I became chauffeur, social activities director, personal shopper; in other words, a doormat douche. I’d go over to his filthy hovel of a studio apartment, just for the privilege of hanging out with him. “I need to go to Best Buy,” He’d bark. Not please, not would you mind? So I’d take him to Best Buy or wherever. Gone were the cooked dinners (and sadly, I can’t cook for shit) – when I’d say I was hungry, he’d be like, “me too – but I got no cash,” So I bought dinner, bought groceries. And instead of being grateful, appreciative, he just grew more obnoxious, more self-centered, more…douchy.

“I know he USED to do nice stuff for you – but what has he done for you LATE-LY?” That Janet Jackson song would scream in my head. But I couldn’t let go. I had seen such a beautiful, considerate, adorable dude before, I just held out hope I’d see him again. OK, here’s where I have to be honest and confess, shamefully; the main reason I couldn’t let go was that he was fucking gorgeous. I got off having someone like him on my arm. We’d walk into places and girls would nudge each other, giving me the laser-beam death stare and him the angelic, wide-eyed O-face. My friends all ooohed and ahhhed over his general hawt-ness.
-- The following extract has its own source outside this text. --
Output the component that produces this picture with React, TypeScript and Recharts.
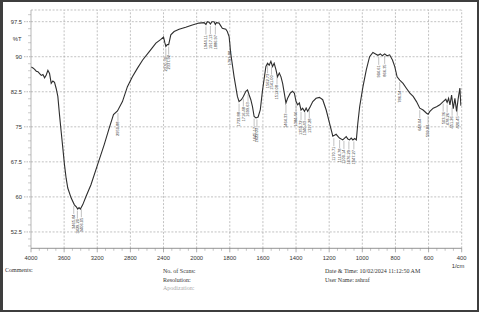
import React from 'react';
import { ComposedChart, Line, Scatter, XAxis, YAxis, ReferenceLine } from 'recharts';

// Spectrum (wavenumber in 1/cm, %T)
const wavenumbers = [
  3998, 3976, 3956, 3936, 3916, 3896, 3876, 3856, 3836, 3816, 3796, 3776, 3756, 3736, 3716, 3696,
  3676, 3656, 3636, 3616, 3596, 3576, 3556, 3516, 3476, 3450, 3436, 3420, 3404, 3376, 3336, 3276,
  3196, 3116, 3056, 3004, 2956, 2896, 2836, 2776, 2716, 2652, 2572, 2492, 2432, 2400, 2384, 2372,
  2356, 2338, 2312, 2272, 2212, 2132, 2052, 1986, 1955, 1944, 1936, 1925, 1917, 1908, 1895, 1887,
  1881, 1865, 1845, 1824, 1815, 1804, 1794, 1774, 1754, 1744, 1730, 1718, 1703, 1693, 1683, 1673,
  1663, 1653, 1642, 1629, 1616, 1602, 1582, 1572, 1562, 1552, 1542, 1532, 1521, 1512, 1501, 1491,
  1481, 1471, 1461, 1451, 1435, 1421, 1410, 1400, 1390, 1380, 1370, 1360, 1349, 1339, 1330, 1319,
  1299, 1279, 1259, 1239, 1218, 1198, 1178, 1158, 1138, 1118, 1097, 1087, 1077, 1067, 1057, 1046,
  1036, 1027, 1016, 996, 976, 956, 936, 920, 906, 891, 879, 865, 851, 835, 818, 804,
  790, 774, 754, 733, 713, 693, 673, 653, 633, 612, 603, 592, 572, 552, 532, 512,
  496, 488, 479, 471, 461, 451, 441, 431, 421, 411, 405,
];
const transmittance = [
  87.8, 87.6, 87.3, 86.9, 86.8, 86.4, 86.0, 86.2, 85.5, 86.1, 87.1, 86.4, 84.3, 84.8, 84.5, 83.2,
  81.5, 77.6, 74.0, 70.5, 66.9, 64.0, 61.9, 59.8, 58.3, 57.8, 57.4, 57.7, 57.4, 58.3, 60.1, 62.6,
  66.9, 71.2, 74.7, 77.6, 78.4, 80.4, 83.6, 85.7, 87.5, 89.3, 91.1, 92.9, 93.7, 94.2, 93.0, 92.2,
  92.6, 92.6, 94.7, 95.4, 95.9, 96.3, 96.8, 97.2, 97.3, 96.9, 97.5, 97.4, 97.0, 97.5, 97.5, 96.9,
  97.3, 97.2, 96.1, 95.9, 95.4, 94.3, 90.7, 85.7, 81.5, 80.4, 80.8, 81.5, 82.6, 82.9, 81.8, 80.8,
  79.3, 77.2, 76.9, 77.1, 78.6, 82.9, 87.9, 88.6, 88.2, 89.0, 87.9, 88.6, 87.2, 85.7, 86.5, 85.7,
  84.3, 82.2, 80.1, 81.1, 82.2, 82.6, 82.2, 80.4, 79.7, 80.1, 78.6, 79.0, 78.3, 79.0, 78.3, 79.0,
  80.4, 81.1, 81.3, 80.8, 78.6, 75.8, 73.0, 73.4, 72.6, 72.2, 72.9, 72.4, 72.2, 72.6, 72.2, 72.5,
  72.2, 75.8, 79.3, 83.6, 87.2, 90.0, 90.9, 90.6, 90.3, 90.6, 90.2, 90.6, 90.2, 90.4, 89.3, 87.9,
  85.7, 85.0, 84.3, 83.2, 82.2, 81.5, 80.4, 79.0, 78.6, 77.9, 77.7, 78.3, 79.0, 79.3, 79.7, 80.4,
  80.9, 80.2, 81.1, 79.7, 81.8, 78.9, 81.1, 78.3, 81.1, 83.3, 79.5,
];

// Peak annotations
const peakLabels = [
  '3465.84', '3429.20', '3406.05', '2950.88', '2370.30', '2337.92', '1944.11', '1917.13', '1886.97',
  '1793.88', '1733.88', '1716.48', '1699.63', '1645.17', '1622.03', '1562.73', '1541.00', '1512.08',
  '1464.33', '1384.44', '1359.72', '1340.43', '1317.28', '1170.71', '1114.78', '1100.14', '1076.29',
  '1047.27', '904.61', '866.35', '786.54', '648.04', '599.83', '503.36', '478.26', '451.26', '420.45',
];
const peakWavenumbers = [
  3484, 3440, 3392, 2950, 2372, 2338, 1944, 1917, 1887,
  1800, 1744, 1718, 1690, 1653, 1636, 1572, 1548, 1515,
  1461, 1400, 1370, 1346, 1320, 1172, 1137, 1111, 1081,
  1051, 901, 865, 774, 653, 603, 512, 488, 458, 427,
];
const peakTransmittance = [
  58.5, 57.5, 57.8, 78.4, 92.2, 92.6, 96.9, 97.0, 96.9,
  93.5, 80.4, 81.5, 82.5, 77.2, 77.0, 88.6, 88.3, 86.2,
  80.1, 80.4, 78.6, 78.5, 79.0, 73.0, 72.6, 72.4, 72.3,
  72.3, 90.4, 90.6, 85.0, 79.0, 77.7, 80.4, 80.2, 79.5, 79.5,
];

const xTickLabels = [4000, 3600, 3200, 2800, 2400, 2000, 1800, 1600, 1400, 1200, 1000, 800, 600, 400];
const yTickLabels = [52.5, 60, 67.5, 75, 82.5, 90, 97.5];

// Split abscissa: 400/div above 2000, 200/div below
function toU(w: number) {
  return w >= 2000 ? (4000 - w) / 400 : 5 + (2000 - w) / 200;
}

const majorU = xTickLabels.map(toU);
const xTicks: number[] = [];
for (let i = 0; i <= 52; i++) xTicks.push(i / 4);
const yTicks: number[] = [];
for (let i = 0; i <= 33; i++) yTicks.push(49.5 + 1.5 * i);
yTicks.push(93.75);

const AXIS_FONT = '"Liberation Sans", Arial, sans-serif';
const SERIF = '"Liberation Serif", "Times New Roman", serif';

const XTick = (props: any) => {
  const { x, y, payload } = props;
  const v = payload.value as number;
  const idx = majorU.findIndex((m) => Math.abs(m - v) < 1e-6);
  if (idx >= 0) {
    return (
      <g>
        <line x1={x} y1={y} x2={x} y2={y + 4} stroke="#777" strokeWidth={0.6} />
        <text x={x} y={y + 11.3} textAnchor="middle" fontSize={5.8} fill="#333" fontFamily={AXIS_FONT}>
          {xTickLabels[idx]}
        </text>
      </g>
    );
  }
  return <line x1={x} y1={y} x2={x} y2={y + 2.5} stroke="#888" strokeWidth={0.5} />;
};

const YTick = (props: any) => {
  const { x, y, payload } = props;
  const v = payload.value as number;
  if (v === 93.75) {
    return (
      <text x={x - 9.5} y={y + 2} textAnchor="end" fontSize={5.8} fill="#333" fontFamily={AXIS_FONT}>
        %T
      </text>
    );
  }
  if (yTickLabels.includes(v)) {
    return (
      <g>
        <line x1={x - 7} y1={y} x2={x} y2={y} stroke="#888" strokeWidth={0.6} strokeDasharray="1.5 1" />
        <text x={x - 9} y={y + 2} textAnchor="end" fontSize={5.8} fill="#333" fontFamily={AXIS_FONT}>
          {v}
        </text>
      </g>
    );
  }
  return <line x1={x - 3} y1={y} x2={x} y2={y} stroke="#999" strokeWidth={0.5} />;
};

const PeakMark = (props: any) => {
  const { cx, cy, payload } = props;
  if (cx == null || cy == null) return null;
  const y0 = cy + 2;
  const y1 = cy + 10;
  return (
    <g>
      <line x1={cx} y1={y0} x2={cx} y2={y1} stroke="#777" strokeWidth={0.45} />
      <text
        transform={`translate(${cx + 1.4},${y1 + 0.5}) rotate(-90)`}
        textAnchor="end"
        fontSize={4}
        fill="#333"
        fontFamily={AXIS_FONT}
      >
        {payload.label}
      </text>
    </g>
  );
};

export default function App() {
  const data = wavenumbers.map((w, i) => ({ u: toU(w), t: transmittance[i] }));
  const peaks = peakWavenumbers.map((w, i) => ({ u: toU(w), t: peakTransmittance[i], label: peakLabels[i] }));
  const gridStyle = { stroke: '#999', strokeWidth: 0.6, strokeDasharray: '2 1.6' };
  return (
    <div style={{ position: 'absolute', left: 0, top: 0, width: 480, height: 313, background: '#fff', overflow: 'hidden' }}>
      <div
        style={{
          position: 'absolute', left: 0, top: 0, width: 479, height: 312, boxSizing: 'border-box',
          borderStyle: 'solid', borderColor: '#3e3e3e', borderWidth: '2px 2px 2px 3px',
        }}
      />
      <div style={{ position: 'absolute', left: 0, top: 0 }}>
        <ComposedChart width={480} height={313} data={data} margin={{ top: 10, right: 18.3, bottom: 0, left: 0 }}>
          {majorU.slice(1).map((u) => (
            <ReferenceLine key={'v' + u} x={u} {...gridStyle} />
          ))}
          {yTickLabels.concat([100]).map((v) => (
            <ReferenceLine key={'h' + v} y={v} {...gridStyle} />
          ))}
          <XAxis
            dataKey="u"
            type="number"
            domain={[0, 13]}
            ticks={xTicks}
            interval={0}
            tickSize={0}
            tickMargin={0}
            height={64.7}
            tickLine={false}
            axisLine={{ stroke: '#777', strokeWidth: 0.8 }}
            tick={XTick}
            allowDataOverflow
          />
          <YAxis
            type="number"
            domain={[49, 100]}
            ticks={yTicks}
            interval={0}
            tickSize={0}
            tickMargin={0}
            width={31}
            tickLine={false}
            axisLine={{ stroke: '#999', strokeWidth: 0.7 }}
            tick={YTick}
            allowDataOverflow
          />
          <Line dataKey="t" type="linear" stroke="#2e2e2e" strokeWidth={1.1} dot={false} isAnimationActive={false} />
          <Scatter data={peaks} dataKey="t" shape={PeakMark} isAnimationActive={false} />
        </ComposedChart>
      </div>
      <svg width={480} height={313} style={{ position: 'absolute', left: 0, top: 0, pointerEvents: 'none' }}>
        <text x={458} y={268} textAnchor="middle" fontSize={5.8} fill="#333" fontFamily={AXIS_FONT}>1/cm</text>
        <g fontFamily={SERIF} fontSize={6} fill="#333">
          <text x={5} y={272}>Comments:</text>
          <text x={163} y={273}>No. of Scans:</text>
          <text x={163} y={281.5}>Resolution:</text>
          <text x={163} y={290} fill="#aaa">Apodization:</text>
          <text x={325} y={273}>Date &amp; Time: 10/02/2024 11:12:50 AM</text>
          <text x={325} y={282}>User Name:</text>
          <text x={355} y={282}>ashraf</text>
        </g>
      </svg>
    </div>
  );
}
In other words, check me out bitches, I have arrived.

Now, if I could only make him go back to the guy I had first met…

The final straw came when I took him across town to check out an art opening (poor baby, with no car he couldn’t get to go otherwise, see how good I was for him?!?). On the drive over he barely made conversation and was just texting someone the whole time – Oh gad, who is he texting?!? Is it another girl? Do I ask? Do I try to look at his phone, grab it when he’s not looking? I was going nuts, nearly driving off the road with anxiety. Then we get to the opening and he’s blatantly checking out other women. Yeah, so much for owning that eye candy.

After buying him drinks all night we headed home. “So, do you want to stay over?” I ventured. Yes, my pathetic ass still wanted to sleep with this motherfucker.

“I’m pretty tired. Just drop me off at home.”

Emboldened by a few PBRs, I began the dreaded “where is this going?” conversation. Needless to say, the answer, which I’m sure you all know, is NO-WHERE. He was sullen, he was defensive, he offered no effort to work it out, nor enthusiasm to continue, just this speech: “Look, I got a lot going on, I really don’t have a lot of time to hang out, and I never said I wanted to be in a really intense, serious relationship. I’m fine with the way things are, just nice and casual. If you want to hang out, fine, just text me or whatever, and maybe we can do something, go see a movie, or whatever. Other than that, can’t really say.”

Oh RLY? If I’m lucky enough, if I get the winning lottery ticket I can pick your BROKE ASS up, take you places, and pay for everything?!?! And if I’m SUPER lucky, I might get to suck your measly pencil-dick?!? Goody!

Light finally, FINALLY! dawned on Marblehead. I dropped his broke ass off and deleted his number. Unsurprisingly, I haven’t heard from him since. Do you think I learned my lesson to stop being such a douchy-douche magnet? Me and my broke-ass bank account sure hope so.